_SUPPLIED INFORMATION_
%%
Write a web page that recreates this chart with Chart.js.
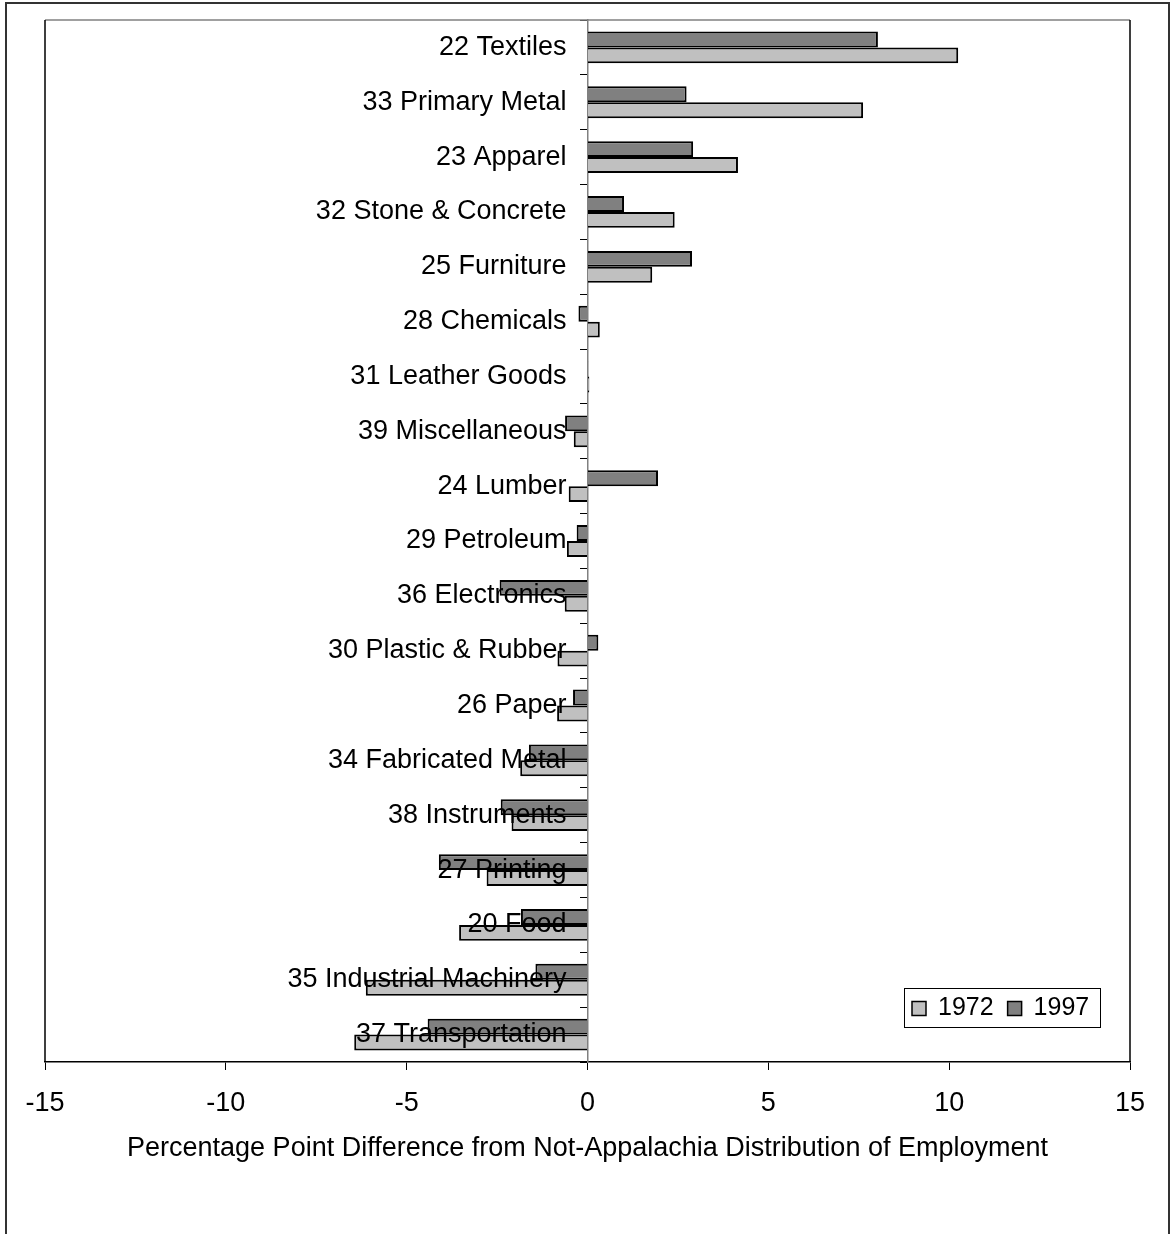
<!DOCTYPE html>
<html>
<head>
<meta charset="utf-8">
<script src="https://cdn.jsdelivr.net/npm/chart.js@4"></script>
<style>
  html, body { margin: 0; padding: 0; background: #fff; }
  #wrap { width: 1170px; height: 1234px; }
</style>
</head>
<body>
<div id="wrap"><canvas id="chart" width="1170" height="1234"></canvas></div>
<script>
// Data
const industries = [
    '22 Textiles', '33 Primary Metal', '23 Apparel', '32 Stone & Concrete', '25 Furniture',
    '28 Chemicals', '31 Leather Goods', '39 Miscellaneous', '24 Lumber', '29 Petroleum',
    '36 Electronics', '30 Plastic & Rubber', '26 Paper', '34 Fabricated Metal', '38 Instruments',
    '27 Printing', '20 Food', '35 Industrial Machinery', '37 Transportation'
];
const diff1997 = [8.03, 2.74, 2.92, 1.01, 2.89, -0.25, 0.02, -0.62, 1.95, -0.30,
    -2.43, 0.30, -0.40, -1.62, -2.40, -4.11, -1.84, -1.44, -4.42];
const diff1972 = [10.25, 7.62, 4.16, 2.41, 1.79, 0.34, 0.05, -0.38, -0.52, -0.57,
    -0.63, -0.83, -0.84, -1.86, -2.10, -2.79, -3.55, -6.13, -6.45];
const xTicks = [-15, -10, -5, 0, 5, 10, 15];
const axisTitle = 'Percentage Point Difference from Not-Appalachia Distribution of Employment';

const FONT = "'Liberation Sans', Arial, sans-serif";

// Frame around the whole picture and around the plot area
const framePlugin = {
    id: 'frames',
    afterDraw(chart) {
        const { ctx, chartArea } = chart;
        ctx.save();
        // outer frame (open at the bottom)
        ctx.strokeStyle = '#333';
        ctx.lineWidth = 2;
        ctx.beginPath();
        ctx.moveTo(6, 1234);
        ctx.lineTo(6, 3);
        ctx.lineTo(1169, 3);
        ctx.lineTo(1169, 1234);
        ctx.stroke();
        // plot area
        ctx.lineWidth = 1.5;
        ctx.strokeStyle = '#808080';
        ctx.beginPath();
        ctx.moveTo(chartArea.left, chartArea.top);
        ctx.lineTo(chartArea.right, chartArea.top);
        ctx.stroke();
        ctx.strokeStyle = '#000';
        ctx.beginPath();
        ctx.moveTo(chartArea.left, chartArea.top);
        ctx.lineTo(chartArea.left, chartArea.bottom);
        ctx.moveTo(chartArea.right, chartArea.top);
        ctx.lineTo(chartArea.right, chartArea.bottom);
        ctx.stroke();
        ctx.restore();
    }
};

// Boxed legend in the lower right corner of the plot
const boxLegend = {
    id: 'boxLegend',
    afterDraw(chart) {
        const { ctx, chartArea } = chart;
        const items = chart.data.datasets.slice().reverse();
        ctx.save();
        ctx.font = '25px ' + FONT;
        ctx.textBaseline = 'middle';
        const boxW = 196, boxH = 39;
        const x0 = chartArea.right - 30 - boxW;
        const y0 = chartArea.bottom - 35 - boxH;
        ctx.fillStyle = '#fff';
        ctx.fillRect(x0, y0, boxW, boxH);
        ctx.strokeStyle = '#000';
        ctx.lineWidth = 1;
        ctx.strokeRect(x0 + 0.5, y0 + 0.5, boxW, boxH);
        let x = x0 + 8;
        const cy = y0 + boxH / 2 + 1;
        items.forEach(ds => {
            ctx.fillStyle = ds.backgroundColor;
            ctx.fillRect(x, cy - 7, 14, 14);
            ctx.lineWidth = 1.5;
            ctx.strokeStyle = '#000';
            ctx.strokeRect(x, cy - 7, 14, 14);
            ctx.fillStyle = '#000';
            ctx.fillText(ds.label, x + 26, cy);
            x += 26 + ctx.measureText(ds.label).width + 14;
        });
        ctx.restore();
    }
};

new Chart(document.getElementById('chart'), {
    type: 'bar',
    data: {
        labels: industries,
        datasets: [
            { label: '1997', data: diff1997, backgroundColor: '#808080', borderColor: '#000', borderWidth: 2 },
            { label: '1972', data: diff1972, backgroundColor: '#c0c0c0', borderColor: '#000', borderWidth: 2 }
        ]
    },
    options: {
        indexAxis: 'y',
        responsive: false,
        animation: false,
        categoryPercentage: 0.58,
        barPercentage: 1.0,
        layout: { padding: { left: 45, right: 40, top: 20, bottom: 0 } },
        plugins: {
            legend: { display: false },
            tooltip: { enabled: false }
        },
        scales: {
            x: {
                type: 'linear',
                min: -15,
                max: 15,
                afterBuildTicks: scale => { scale.ticks = xTicks.map(v => ({ value: v })); },
                afterFit: scale => { scale.height = 172; },
                grid: { drawOnChartArea: false, tickLength: 8, tickColor: '#000', tickWidth: 1 },
                border: { color: '#000', width: 1.5 },
                ticks: { color: '#000', font: { family: FONT, size: 27 }, padding: 17, maxRotation: 0 },
                title: {
                    display: true,
                    text: axisTitle,
                    color: '#000',
                    font: { family: FONT, size: 27 },
                    padding: { top: 4, bottom: 69 }
                }
            },
            // zero line with the small category ticks
            y: {
                type: 'category',
                position: { x: 0 },
                grid: { drawOnChartArea: false, offset: true, tickLength: 7, tickColor: '#000', tickWidth: 1 },
                border: { color: '#808080', width: 1.5 },
                ticks: { display: false }
            },
            // category names, drawn over the bars just left of zero
            yLabels: {
                type: 'category',
                axis: 'y',
                position: { x: -0.58 },
                offset: true,
                grid: { display: false, offset: true, drawTicks: false },
                border: { display: false },
                ticks: { color: '#000', font: { family: FONT, size: 27 }, padding: 0, autoSkip: false, z: 1 }
            }
        }
    },
    plugins: [framePlugin, boxLegend]
});
</script>
</body>
</html>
%%
_STATED EXERCISE_
Copy all lines from the listing that contain "with".

_FINISHED ANSWER_
Write a web page that recreates this chart with Chart.js.
            // zero line with the small category ticks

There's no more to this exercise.